Esta doble conjunción de individualismo llevado a su máxima expresión solipsista y el Estado como garante de sus atomizadoras dinámicas, son pautas que configuran eso que hoy llamamos en conjunto neoliberalismo capitalista. Se trata en realidad de una mutación del paradigma humanista que, desde Aristóteles, entendía al hombre (y la mujer) como “zoon politikon” (animal social), constatando una interacción empática entre el individuo y la sociedad que niega la disputa teleológica entre ambos términos. No obstante, la crónica de la resistencia a la dominación capitalista a menudo ha producido un efecto pendular perverso en cierto  socialismo autoritario al acabar reproduciendo el mismo problema que pretendía impugnar.

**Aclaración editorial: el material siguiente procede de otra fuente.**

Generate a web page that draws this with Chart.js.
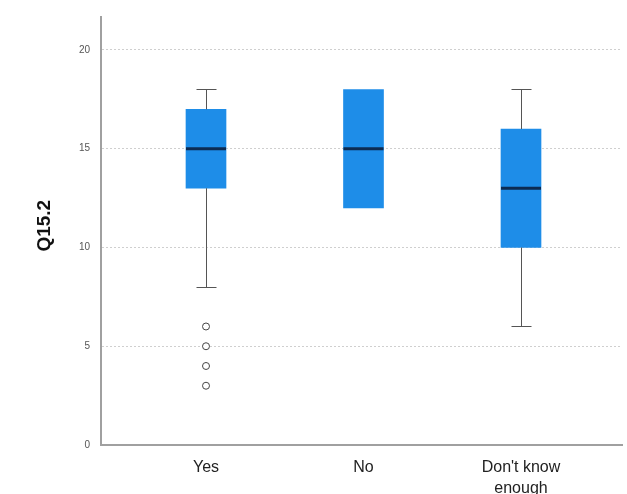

Ni la hegemonía de las masas de uno ni el predominio del individualismo sin atributos del otro arrojan una imagen fiel de una sociedad de seres libres. Ambos formatos de asignación de recursos político-económicos, aunque teóricamente antagónicos, confluyen en la anulación de las personas activas por castas mediadoras. El neoliberalismo genera una concentración económica en élites extractivas que dejan en simple retórica la competencia, y el socialismo autoritario hace lo mismo a nivel político solapando la cooperación solidaria e inclusiva. En el imaginario colectivo, toda organización no democrática (autoritaria, jerárquica y piramidal) discrimina entre abejas reina en la cúspide y zánganos en la base. Autoridades y mandados.

La mayor diferencia entre el capitalismo norteamericano y el chino en este siglo XXI no radica en sus oligarquías de control sino en el uso que estas hacen del aparato del Estado para lograr sus objetivos totalizantes. Ambos supuestos coinciden en una misma ideología bipolar que condiciona y restringe la libertad de las personas físicas (ciudadanos sujetos al imperio de la ley) y dispone manos libres para las personas jurídicas (la autorregulación de los mercados). De ahí la funesta ruleta rusa producción-consumo. Nadie o casi nadie en la sociedad así instituida piensa en la limitación de los recursos y por eso las llamadas al auto-decrecimiento equitativo apenas conmueven. Lo que no impide que cuando desde arriba y coactivamente se manda parar, la mayoría se plegue. Entonces  lo llaman recesión o crisis, y sirve para inocular en la gente que “ha vivido por encima de sus posibilidades” un austericidio de parte para crecer en desigualdad.

El mundo de la política (como el de la naturaleza) contiene un ecosistema ético que se degrada a medida que se alteran las constantes vitales de la cadena trófica que lo integran provocando reacciones en cadena potencialmente devastadoras. Hace cincuenta y cinco Rachel L. Carson  escribió “La primavera silenciosa” para alertar sobre la gran mortalidad que provocada en las aves el uso de agentes químicos. Ahora, la fábula de las abejas no es solo la metáfora mórbida de la globalización capitalista. Indica sobre todo la polinización biocida del avispero humano.